Chancellor also commits funding for technical education and disruptive technologies
Phillip Hammond has announced £90 million to fund 1000 new PhD studentships as part of his first Spring Budget as UK chancellor, along with a £270 million investment in disruptive technologies such as robotics and driverless cars from R&D funds pledged in 2016’s Autumn Statement.
Around 85% of the new PhD placements will be in science, technology, engineering and maths, and another £210 million has been set aside for new fellowships. The chancellor also announced a £500,000 annual investment in new vocational technical training courses for 15–19 year olds that will enable faster access to careers in industries such as engineering and manufacturing. The additional funds will support a 50% increase in the number of hours of training for technical students to 900 hours per year.
Sarah Main, director of the Campaign for Science and Engineering group, said the announcements were ‘good news for science’. ‘Complementing investments in R&D with a focus on technical skills and PhD level training is a welcome move.
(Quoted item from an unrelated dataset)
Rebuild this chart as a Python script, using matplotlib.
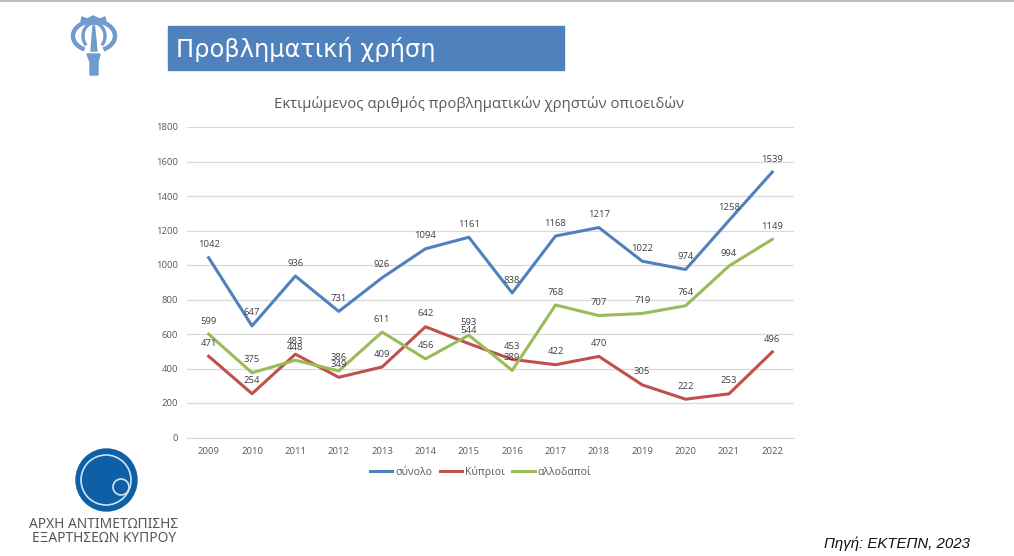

Science and engineering organisations have been highlighting shortages in technically-skilled staff for many years,’ she said in a statement. ‘The government’s reforms of technical education provide a ray of hope for our scientific companies, so it will be important to ensure the reforms are sufficiently resourced, seen to completion and aligned with the industrial strategy in order to deliver on that hope.’
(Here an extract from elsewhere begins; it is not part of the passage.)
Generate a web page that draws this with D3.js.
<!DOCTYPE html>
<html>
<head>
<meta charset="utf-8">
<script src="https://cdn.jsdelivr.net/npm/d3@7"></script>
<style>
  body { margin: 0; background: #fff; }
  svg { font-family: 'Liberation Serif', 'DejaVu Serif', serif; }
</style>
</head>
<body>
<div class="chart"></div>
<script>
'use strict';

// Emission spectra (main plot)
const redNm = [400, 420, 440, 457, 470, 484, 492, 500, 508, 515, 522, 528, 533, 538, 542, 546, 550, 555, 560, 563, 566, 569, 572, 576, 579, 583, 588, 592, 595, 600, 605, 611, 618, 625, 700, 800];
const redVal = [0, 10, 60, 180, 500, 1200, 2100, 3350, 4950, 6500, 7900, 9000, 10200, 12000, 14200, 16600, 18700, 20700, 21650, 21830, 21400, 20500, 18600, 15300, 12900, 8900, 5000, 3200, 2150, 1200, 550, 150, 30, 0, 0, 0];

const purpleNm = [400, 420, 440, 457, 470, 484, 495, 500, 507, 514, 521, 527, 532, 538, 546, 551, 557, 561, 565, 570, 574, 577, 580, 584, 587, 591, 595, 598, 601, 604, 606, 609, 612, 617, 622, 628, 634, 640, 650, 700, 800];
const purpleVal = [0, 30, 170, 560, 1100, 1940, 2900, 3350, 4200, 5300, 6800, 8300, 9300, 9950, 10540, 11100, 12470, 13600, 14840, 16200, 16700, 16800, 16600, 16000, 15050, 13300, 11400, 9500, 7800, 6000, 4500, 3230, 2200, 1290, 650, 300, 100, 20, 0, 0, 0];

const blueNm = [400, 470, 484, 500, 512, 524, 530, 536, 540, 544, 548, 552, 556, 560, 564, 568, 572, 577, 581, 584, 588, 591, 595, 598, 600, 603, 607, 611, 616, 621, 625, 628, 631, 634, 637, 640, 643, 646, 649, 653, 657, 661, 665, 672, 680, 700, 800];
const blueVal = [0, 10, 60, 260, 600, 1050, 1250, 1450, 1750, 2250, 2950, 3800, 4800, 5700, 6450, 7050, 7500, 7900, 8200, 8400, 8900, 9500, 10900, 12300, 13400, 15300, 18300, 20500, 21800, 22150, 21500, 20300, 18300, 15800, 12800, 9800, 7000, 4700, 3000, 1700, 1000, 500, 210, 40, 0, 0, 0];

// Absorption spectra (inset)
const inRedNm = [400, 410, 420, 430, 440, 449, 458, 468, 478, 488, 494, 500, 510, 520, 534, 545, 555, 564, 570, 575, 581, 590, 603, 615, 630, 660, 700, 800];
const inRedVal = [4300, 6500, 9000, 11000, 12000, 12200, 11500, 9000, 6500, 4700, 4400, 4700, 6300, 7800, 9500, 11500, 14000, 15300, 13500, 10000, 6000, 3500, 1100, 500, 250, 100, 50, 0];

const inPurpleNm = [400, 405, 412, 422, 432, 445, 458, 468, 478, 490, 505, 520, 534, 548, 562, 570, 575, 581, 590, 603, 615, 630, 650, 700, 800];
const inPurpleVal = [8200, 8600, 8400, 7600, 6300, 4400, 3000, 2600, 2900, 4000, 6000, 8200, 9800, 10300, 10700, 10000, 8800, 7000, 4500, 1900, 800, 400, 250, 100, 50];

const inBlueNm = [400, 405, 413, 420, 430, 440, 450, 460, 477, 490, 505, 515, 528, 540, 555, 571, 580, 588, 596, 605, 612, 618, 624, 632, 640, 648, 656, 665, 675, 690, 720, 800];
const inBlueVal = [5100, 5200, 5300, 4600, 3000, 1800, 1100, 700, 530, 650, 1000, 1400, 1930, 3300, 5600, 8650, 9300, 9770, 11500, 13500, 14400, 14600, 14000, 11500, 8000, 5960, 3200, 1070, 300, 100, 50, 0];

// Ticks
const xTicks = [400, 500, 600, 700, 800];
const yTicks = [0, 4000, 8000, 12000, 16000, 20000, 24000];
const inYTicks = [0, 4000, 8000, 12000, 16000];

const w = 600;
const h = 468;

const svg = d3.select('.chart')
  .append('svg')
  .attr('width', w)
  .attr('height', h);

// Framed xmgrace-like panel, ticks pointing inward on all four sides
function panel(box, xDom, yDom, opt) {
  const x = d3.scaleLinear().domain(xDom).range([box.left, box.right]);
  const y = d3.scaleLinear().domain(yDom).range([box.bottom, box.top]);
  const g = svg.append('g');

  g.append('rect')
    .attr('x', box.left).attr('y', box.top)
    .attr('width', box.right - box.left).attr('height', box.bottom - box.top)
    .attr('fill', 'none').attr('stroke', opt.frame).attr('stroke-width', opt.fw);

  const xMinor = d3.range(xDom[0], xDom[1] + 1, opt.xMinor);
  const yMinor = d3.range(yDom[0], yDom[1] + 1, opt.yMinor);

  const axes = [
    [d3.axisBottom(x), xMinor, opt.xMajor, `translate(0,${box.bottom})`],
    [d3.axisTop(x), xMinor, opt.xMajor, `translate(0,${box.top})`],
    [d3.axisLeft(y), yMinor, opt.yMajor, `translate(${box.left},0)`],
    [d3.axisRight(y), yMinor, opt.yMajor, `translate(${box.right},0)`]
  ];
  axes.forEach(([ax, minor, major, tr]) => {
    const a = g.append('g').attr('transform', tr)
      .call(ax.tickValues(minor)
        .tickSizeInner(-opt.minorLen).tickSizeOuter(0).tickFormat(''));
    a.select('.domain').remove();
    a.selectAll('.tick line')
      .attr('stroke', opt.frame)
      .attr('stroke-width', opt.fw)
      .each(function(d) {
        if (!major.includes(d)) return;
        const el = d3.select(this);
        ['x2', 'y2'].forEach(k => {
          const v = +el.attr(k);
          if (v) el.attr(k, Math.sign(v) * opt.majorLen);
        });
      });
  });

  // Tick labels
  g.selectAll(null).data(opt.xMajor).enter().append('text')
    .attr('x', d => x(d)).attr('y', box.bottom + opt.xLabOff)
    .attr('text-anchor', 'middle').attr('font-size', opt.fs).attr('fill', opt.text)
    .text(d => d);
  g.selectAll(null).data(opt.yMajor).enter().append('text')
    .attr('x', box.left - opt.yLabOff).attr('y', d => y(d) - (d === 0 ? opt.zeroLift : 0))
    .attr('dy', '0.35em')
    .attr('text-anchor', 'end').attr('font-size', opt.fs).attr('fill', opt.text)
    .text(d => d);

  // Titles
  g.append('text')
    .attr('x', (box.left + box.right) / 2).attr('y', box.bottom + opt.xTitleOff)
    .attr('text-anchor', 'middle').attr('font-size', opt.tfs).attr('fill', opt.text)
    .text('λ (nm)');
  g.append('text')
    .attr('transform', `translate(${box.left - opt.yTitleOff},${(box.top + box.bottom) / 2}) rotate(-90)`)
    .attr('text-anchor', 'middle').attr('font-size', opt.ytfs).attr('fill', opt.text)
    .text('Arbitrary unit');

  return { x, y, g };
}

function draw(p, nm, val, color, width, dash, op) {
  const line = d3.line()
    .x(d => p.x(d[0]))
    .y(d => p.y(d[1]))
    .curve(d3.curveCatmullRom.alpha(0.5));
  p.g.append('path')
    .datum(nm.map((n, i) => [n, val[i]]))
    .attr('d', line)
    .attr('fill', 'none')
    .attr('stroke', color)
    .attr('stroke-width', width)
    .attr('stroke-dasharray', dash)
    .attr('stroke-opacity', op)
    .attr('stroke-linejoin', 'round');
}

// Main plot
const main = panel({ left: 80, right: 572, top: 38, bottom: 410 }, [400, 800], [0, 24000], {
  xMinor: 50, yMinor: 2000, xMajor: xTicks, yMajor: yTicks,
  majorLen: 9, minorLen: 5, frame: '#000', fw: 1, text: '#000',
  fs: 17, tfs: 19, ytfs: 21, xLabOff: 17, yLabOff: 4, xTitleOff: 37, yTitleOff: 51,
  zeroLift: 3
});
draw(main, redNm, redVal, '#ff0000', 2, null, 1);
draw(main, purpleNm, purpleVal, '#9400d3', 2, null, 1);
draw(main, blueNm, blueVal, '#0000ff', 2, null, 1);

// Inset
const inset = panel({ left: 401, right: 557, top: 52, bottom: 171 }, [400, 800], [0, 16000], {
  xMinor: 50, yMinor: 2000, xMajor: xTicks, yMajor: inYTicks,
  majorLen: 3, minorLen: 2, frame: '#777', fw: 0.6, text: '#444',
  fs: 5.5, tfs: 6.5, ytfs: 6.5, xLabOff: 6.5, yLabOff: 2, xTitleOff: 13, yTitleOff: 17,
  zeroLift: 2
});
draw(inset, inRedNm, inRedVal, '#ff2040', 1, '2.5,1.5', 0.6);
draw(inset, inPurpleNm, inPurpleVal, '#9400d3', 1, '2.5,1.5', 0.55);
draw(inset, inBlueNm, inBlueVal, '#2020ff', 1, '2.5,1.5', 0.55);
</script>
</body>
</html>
She added that the government ‘must ensure its immigration policy works in harmony with its aims’, a view shared by John Holman, president of the Royal Society of Chemistry. ‘Funding that supports the breadth of science from fundamental, curiosity-driven research through to strategic and applied research will enable the delivery of new technologies and economic growth across the UK,’ Holman said in a statement. ‘However, alongside investment, researchers from outside the UK need clarity on the future arrangements that will allow them to live and work in the UK.’